- What needs to be done: Transcribe the full listing exactly, and drop every picture.
___
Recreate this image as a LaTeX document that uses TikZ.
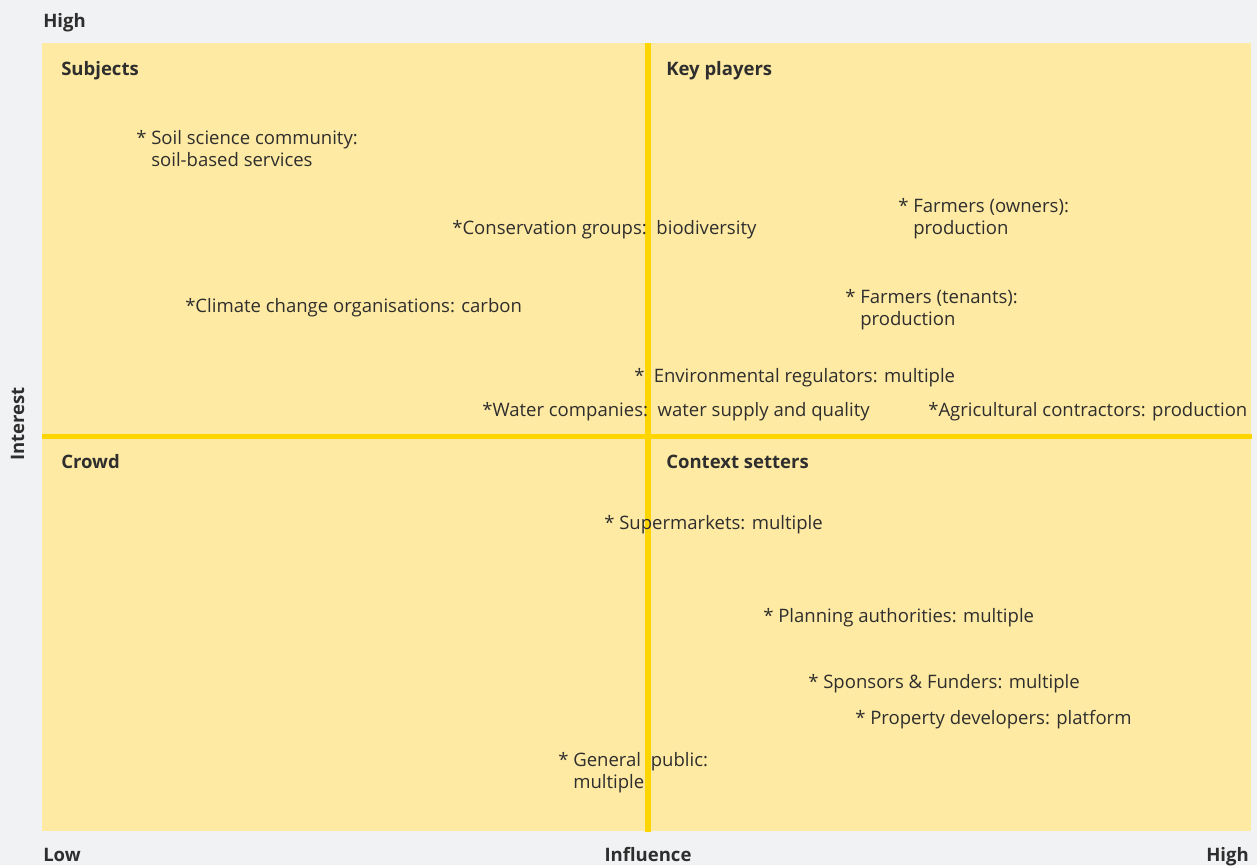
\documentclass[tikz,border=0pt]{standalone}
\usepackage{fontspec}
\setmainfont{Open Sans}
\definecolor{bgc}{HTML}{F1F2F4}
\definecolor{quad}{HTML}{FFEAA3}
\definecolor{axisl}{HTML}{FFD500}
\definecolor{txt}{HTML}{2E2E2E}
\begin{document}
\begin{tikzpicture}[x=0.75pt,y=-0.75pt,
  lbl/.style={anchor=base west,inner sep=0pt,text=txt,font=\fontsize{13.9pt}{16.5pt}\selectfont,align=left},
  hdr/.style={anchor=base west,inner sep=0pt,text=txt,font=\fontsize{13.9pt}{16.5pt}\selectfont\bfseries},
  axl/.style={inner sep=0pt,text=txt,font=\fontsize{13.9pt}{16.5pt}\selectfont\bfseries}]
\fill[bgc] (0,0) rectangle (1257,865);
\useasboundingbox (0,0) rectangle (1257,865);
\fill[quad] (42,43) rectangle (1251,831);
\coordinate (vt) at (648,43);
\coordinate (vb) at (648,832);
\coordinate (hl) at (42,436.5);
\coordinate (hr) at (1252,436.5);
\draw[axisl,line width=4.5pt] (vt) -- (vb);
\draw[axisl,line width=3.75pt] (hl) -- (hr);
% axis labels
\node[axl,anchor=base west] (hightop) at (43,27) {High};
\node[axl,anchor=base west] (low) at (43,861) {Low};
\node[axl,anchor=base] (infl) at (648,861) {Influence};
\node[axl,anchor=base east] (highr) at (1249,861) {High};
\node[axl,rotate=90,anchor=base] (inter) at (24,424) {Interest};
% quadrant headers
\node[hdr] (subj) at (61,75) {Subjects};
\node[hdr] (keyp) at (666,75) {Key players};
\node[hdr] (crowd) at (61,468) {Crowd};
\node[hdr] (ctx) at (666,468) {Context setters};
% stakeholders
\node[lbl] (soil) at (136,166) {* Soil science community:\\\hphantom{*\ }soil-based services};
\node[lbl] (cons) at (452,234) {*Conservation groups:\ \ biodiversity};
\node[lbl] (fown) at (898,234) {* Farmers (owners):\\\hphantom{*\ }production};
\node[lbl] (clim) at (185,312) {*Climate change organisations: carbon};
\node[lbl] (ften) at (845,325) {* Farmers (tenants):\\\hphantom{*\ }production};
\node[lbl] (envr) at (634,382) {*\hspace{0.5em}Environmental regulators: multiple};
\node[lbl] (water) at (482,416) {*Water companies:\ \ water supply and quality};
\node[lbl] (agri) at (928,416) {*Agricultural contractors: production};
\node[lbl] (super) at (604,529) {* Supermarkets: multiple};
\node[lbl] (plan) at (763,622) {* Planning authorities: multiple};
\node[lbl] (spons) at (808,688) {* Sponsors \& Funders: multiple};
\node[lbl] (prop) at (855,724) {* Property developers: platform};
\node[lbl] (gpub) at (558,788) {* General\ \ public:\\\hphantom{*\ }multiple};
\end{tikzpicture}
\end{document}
___
- Response:
Recreate this image as a LaTeX document that uses TikZ.
\documentclass[tikz,border=0pt]{standalone}
\usepackage{fontspec}
\setmainfont{Open Sans}
\definecolor{bgc}{HTML}{F1F2F4}
\definecolor{quad}{HTML}{FFEAA3}
\definecolor{axisl}{HTML}{FFD500}
\definecolor{txt}{HTML}{2E2E2E}
\begin{document}
\begin{tikzpicture}[x=0.75pt,y=-0.75pt,
  lbl/.style={anchor=base west,inner sep=0pt,text=txt,font=\fontsize{13.9pt}{16.5pt}\selectfont,align=left},
  hdr/.style={anchor=base west,inner sep=0pt,text=txt,font=\fontsize{13.9pt}{16.5pt}\selectfont\bfseries},
  axl/.style={inner sep=0pt,text=txt,font=\fontsize{13.9pt}{16.5pt}\selectfont\bfseries}]
\fill[bgc] (0,0) rectangle (1257,865);
\useasboundingbox (0,0) rectangle (1257,865);
\fill[quad] (42,43) rectangle (1251,831);
\coordinate (vt) at (648,43);
\coordinate (vb) at (648,832);
\coordinate (hl) at (42,436.5);
\coordinate (hr) at (1252,436.5);
\draw[axisl,line width=4.5pt] (vt) -- (vb);
\draw[axisl,line width=3.75pt] (hl) -- (hr);
% axis labels
\node[axl,anchor=base west] (hightop) at (43,27) {High};
\node[axl,anchor=base west] (low) at (43,861) {Low};
\node[axl,anchor=base] (infl) at (648,861) {Influence};
\node[axl,anchor=base east] (highr) at (1249,861) {High};
\node[axl,rotate=90,anchor=base] (inter) at (24,424) {Interest};
% quadrant headers
\node[hdr] (subj) at (61,75) {Subjects};
\node[hdr] (keyp) at (666,75) {Key players};
\node[hdr] (crowd) at (61,468) {Crowd};
\node[hdr] (ctx) at (666,468) {Context setters};
% stakeholders
\node[lbl] (soil) at (136,166) {* Soil science community:\\\hphantom{*\ }soil-based services};
\node[lbl] (cons) at (452,234) {*Conservation groups:\ \ biodiversity};
\node[lbl] (fown) at (898,234) {* Farmers (owners):\\\hphantom{*\ }production};
\node[lbl] (clim) at (185,312) {*Climate change organisations: carbon};
\node[lbl] (ften) at (845,325) {* Farmers (tenants):\\\hphantom{*\ }production};
\node[lbl] (envr) at (634,382) {*\hspace{0.5em}Environmental regulators: multiple};
\node[lbl] (water) at (482,416) {*Water companies:\ \ water supply and quality};
\node[lbl] (agri) at (928,416) {*Agricultural contractors: production};
\node[lbl] (super) at (604,529) {* Supermarkets: multiple};
\node[lbl] (plan) at (763,622) {* Planning authorities: multiple};
\node[lbl] (spons) at (808,688) {* Sponsors \& Funders: multiple};
\node[lbl] (prop) at (855,724) {* Property developers: platform};
\node[lbl] (gpub) at (558,788) {* General\ \ public:\\\hphantom{*\ }multiple};
\end{tikzpicture}
\end{document}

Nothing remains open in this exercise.